I ricercatori dell’Università di Lund (Svezia) hanno sviluppato un test cognitivo digitale per la diagnosi del morbo di Alzheimer, destinato all’uso nell’assistenza primaria. Si tratta di uno strumento con cui i medici di famiglia possono identificare gli assistiti più a rischio di una forma iniziale della malattia e che meritano quindi un approfondimento specialistico. Lo studio è stato pubblicato su Nature Medicine.
Il test
Il nuovo test si basa su uno strumento digitale battezzato BioCog, che valuta le capacità mnemoniche e di attenzione per stabilire il profilo di rischio di chi vi si sottopone. L’idea alla base di questo strumento di valutazione è accelerare le diagnosi precoci, in vista di un futuro in cui dovrebbero diventare disponibili test diagnostici di laboratorio e terapie per rallentare la progressione dell’Alzheimer.
Attualmente, infatti, negli Usa è stato approvato il primo test del sangue per la diagnosi precoce della malattia, e presto simili strumenti diagnostici dovrebbero diventare disponibili anche in Europa. Trattandosi di analisi di laboratorio relativamente dispendiose, è impensabile al momento sottoporvi l’intera popolazione anziana, o anche solamente i pazienti che sospettano di soffrire di una forma di demenza.
Con un test di screening rapido ed economico, però, l’utilizzo clinico dei test del sangue per l’Alzheimer potrebbe rivelarsi utile e sostenibile. In caso di sospetti i medici di famiglia potrebbero sottoporre i loro assistiti al test digitale, e quindi prescrivere approfondimenti diagnostici e visite specialistiche solo a chi ha una buona probabilità di soffrire realmente di Alzheimer.
La ricerca
BioCog è stato messo alla prova su 223 volontari, in cura presso un centro specialistico per una probabile forma di Alzheimer con declino cognitivo lieve.
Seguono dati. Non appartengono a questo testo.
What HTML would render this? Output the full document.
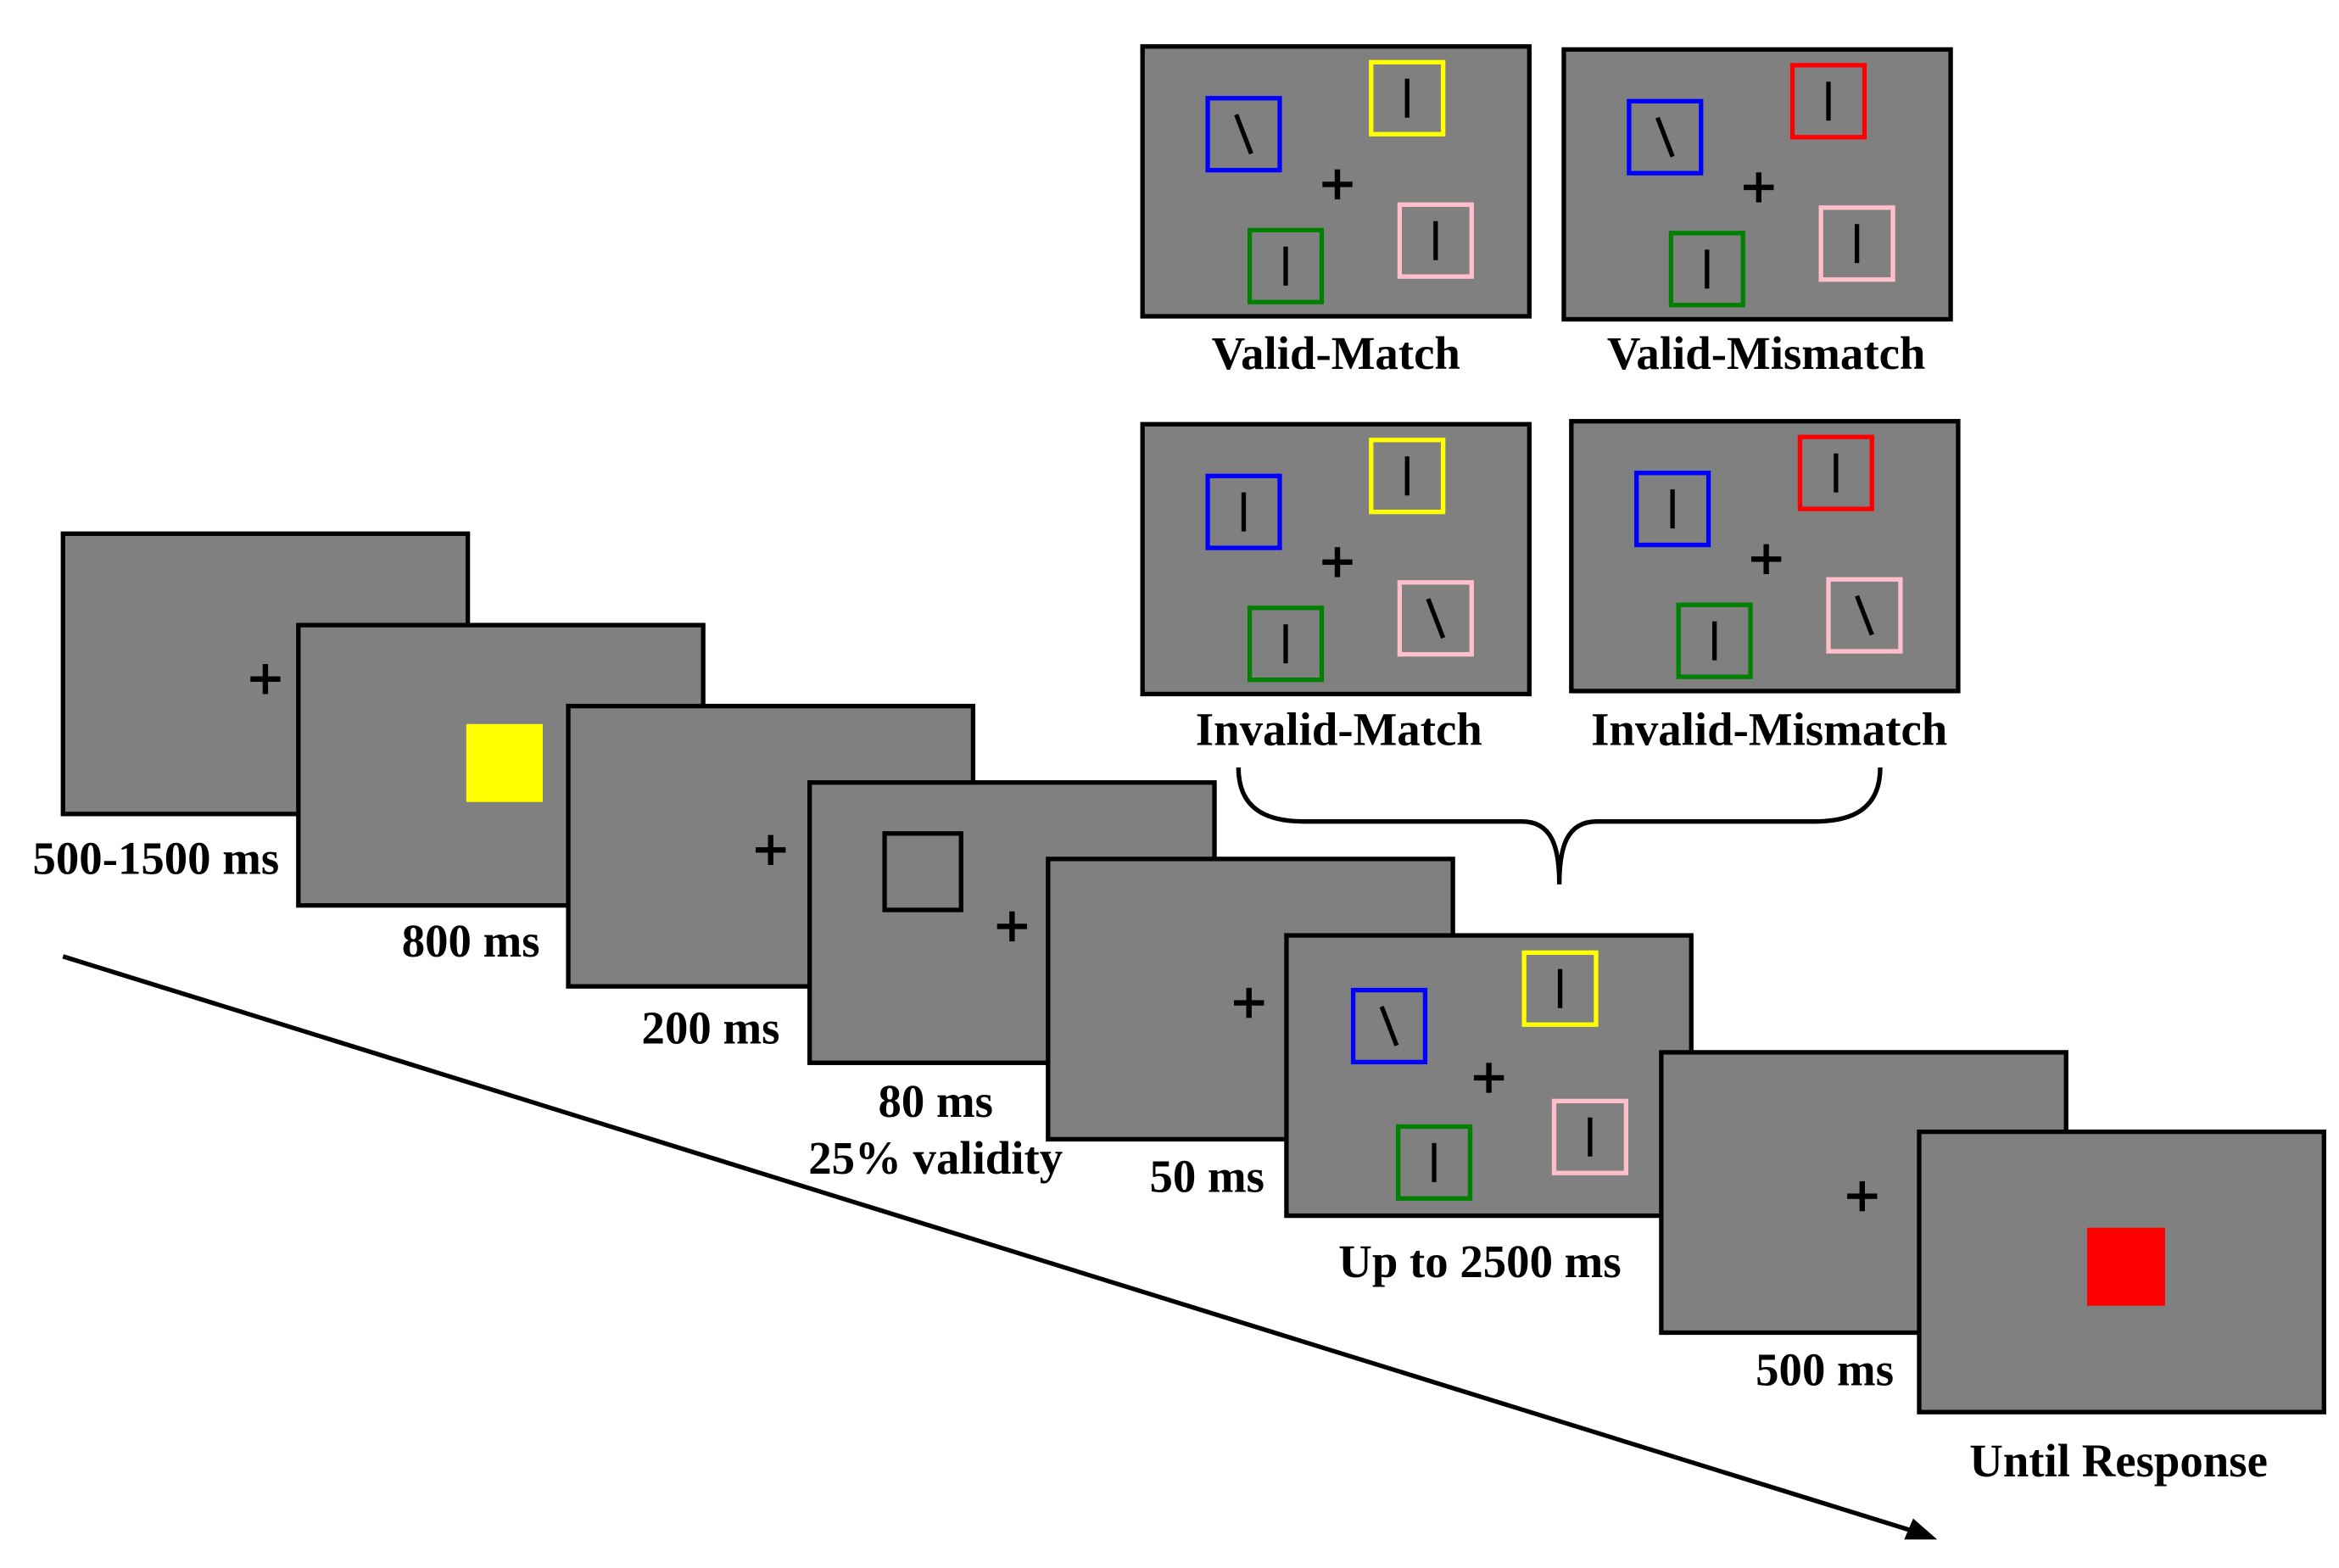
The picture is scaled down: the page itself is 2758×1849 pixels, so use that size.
<!DOCTYPE html>
<html><head><meta charset="utf-8"><style>
html,body{margin:0;padding:0;background:#fff;}
svg{display:block;}
text{font-family:"Liberation Serif",serif;font-weight:bold;font-size:31px;fill:#000;text-anchor:middle;}
</style></head><body>
<svg width="2758" height="1849" viewBox="0 0 1560 1046" preserveAspectRatio="none" xmlns="http://www.w3.org/2000/svg">
<defs>
<g id="plus"><rect x="-10" y="-1.8" width="20" height="3.6" fill="#000"/><rect x="-1.8" y="-10" width="3.6" height="20" fill="#000"/></g>
</defs>
<g id="seqGroup"></g>
<g id="topGroup"></g>
<path d="M826,512 C826,540 845,548 870,548 L1015,548 C1035,548 1040,565 1040,590 C1040,565 1045,548 1065,548 L1210,548 C1235,548 1254,540 1254,512" fill="none" stroke="#000" stroke-width="3"/>
<line x1="42" y1="638" x2="1278" y2="1022" stroke="#000" stroke-width="3"/>
<polygon points="1292,1027 1270,1027 1276,1013" fill="#000"/>
<text x="104" y="583">500-1500 ms</text>
<text x="314" y="638">800 ms</text>
<text x="474" y="696">200 ms</text>
<text x="624" y="745">80 ms</text>
<text x="624" y="783">25% validity</text>
<text x="805" y="795">50 ms</text>
<text x="987" y="852">Up to 2500 ms</text>
<text x="1217" y="924">500 ms</text>
<text x="1413" y="985">Until Response</text>
<text x="891" y="246">Valid-Match</text>
<text x="1178" y="246">Valid-Mismatch</text>
<text x="893" y="497">Invalid-Match</text>
<text x="1180" y="497">Invalid-Mismatch</text>
</svg>
<script>
(function(){
const NS='http://www.w3.org/2000/svg';
function mk(parent,tag,attrs){const e=document.createElementNS(NS,tag);for(const k in attrs)e.setAttribute(k,attrs[k]);parent.appendChild(e);return e;}
const seqG=document.getElementById('seqGroup'),topG=document.getElementById('topGroup');
function screen(parent,x,y,w,h,name){
  const r=mk(parent,'rect',{x:x,y:y,width:w,height:h,fill:'#808080',stroke:'#000','stroke-width':3});
  
  
}
function plus(parent,x,y){const u=mk(parent,'use',{href:'#plus',transform:'translate('+x+','+y+')'});
  
  }
function box(parent,x,y,color,tilt){
  const r=mk(parent,'rect',{x:x+1.5,y:y+1.5,width:48,height:48,fill:'none',stroke:color,'stroke-width':3});
  
  
  const cx=x+25.5,cy=y+25.5,dx=tilt?5:0;
  const l=mk(parent,'line',{x1:cx-dx,y1:cy-13,x2:cx+dx,y2:cy+13,stroke:'#000','stroke-width':3});
  
  
}
const W=270,H=187;
screen(seqG,42,356,W,H,'fixation-screen');plus(seqG,177,453);
screen(seqG,199,417,W,H,'memory-screen');
const ys=mk(seqG,'rect',{x:311,y:483,width:51,height:52,fill:'#ffff00'});


screen(seqG,379,471,W,H,'delay-screen');plus(seqG,514,567);
screen(seqG,540,522,W,H,'cue-screen');
const cs=mk(seqG,'rect',{x:590,y:556,width:51,height:51,fill:'none',stroke:'#000','stroke-width':3});


plus(seqG,675,618);
screen(seqG,699,573,W,H,'isi-screen');plus(seqG,833,669);
screen(seqG,858,624,W,H,'search-screen');plus(seqG,993,719);
box(seqG,901,659,'#0000ff',true);box(seqG,1015,634,'#ffff00',false);box(seqG,931,750,'#008000',false);box(seqG,1035,733,'#ffc0cb',false);
screen(seqG,1108,702,W,H,'post-search-screen');plus(seqG,1242,798);
screen(seqG,1280,755,W,H,'response-screen');
const rs=mk(seqG,'rect',{x:1392,y:819,width:52,height:52,fill:'#ff0000'});


function cond(ox,oy,name,c2,blueTilt,pinkTilt){
  const g=mk(topG,'g',{transform:'translate('+ox+','+oy+')'});
  
  
  screen(g,762,31,258,180,name+'-screen');
  plus(g,892,123);
  box(g,804,64,'#0000ff',blueTilt);box(g,913,40,c2,false);box(g,832,152,'#008000',false);box(g,932,135,'#ffc0cb',pinkTilt);
}
cond(0,0,'valid-match','#ffff00',true,false);
cond(281,2,'valid-mismatch','#ff0000',true,false);
cond(0,252,'invalid-match','#ffff00',false,true);
cond(286,250,'invalid-mismatch','#ff0000',false,true);
})();
</script>
</body></html>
Utilizzando i loro risultati, i ricercatori svedesi hanno affinato il test, e lo hanno utilizzato per valutare altri 400 pazienti che si erano rivolti a centri per l’assistenza primaria con il sospetto di soffrire di Alzheimer, rivelando un’accuratezza che raggiunge anche il 90% nell’identificare la presenza di declino cognitivo, contro il 73% dei questionari tradizionali.
Simulando quindi l’adozione del test BioCog in tandem con un test del sangue, i ricercatori hanno concluso che un simile protocollo in due fasi – con uno screening di ingresso affidato allo strumento digitale, e la conferma con test del sangue – raggiungerebbe una precisione del 90% nell’identificare pazienti con una diagnosi di Alzheimer confermata in laboratorio. Meglio, quindi, dell’80% che si raggiunge con il solo test del sangue.
In attesa di una terapia
A detta dei suoi inventori il test digitale rappresenta una promettente strategia di screening che potrebbe rendere sostenibile in futuro la presa in carico dei pazienti con Alzheimer in fase iniziale. I farmaci in fase di approvazione hanno infatti costi estremamente elevati, e una finestra di utilizzo che impone di prescriverli primariamente a persone con sintomatologie lievi. Caratteristiche che impongono di selezionare con cura la platea di pazienti a cui indirizzare le terapie.
“L’aspetto unico del nostro test BioCog – spiega Linda Karlsson, ricercatrice dell’Università di Lund che ha partecipato allo studio – è che a differenza di altri strumenti digitali è stato valutato su una popolazione di pazienti provenienti dall’assistenza primaria, cioè persone che hanno chiesto aiuto al proprio medico perché stanno sperimentando dei problemi di memoria. Combinando i risultati del test digitale e quelli di un test del sangue aumenta inoltre l’accuratezza con cui è possibile diagnosticare l’Alzheimer. Il nostro obbiettivo quindi è quello di rendere la vita più facile ai medici di medicina generale”.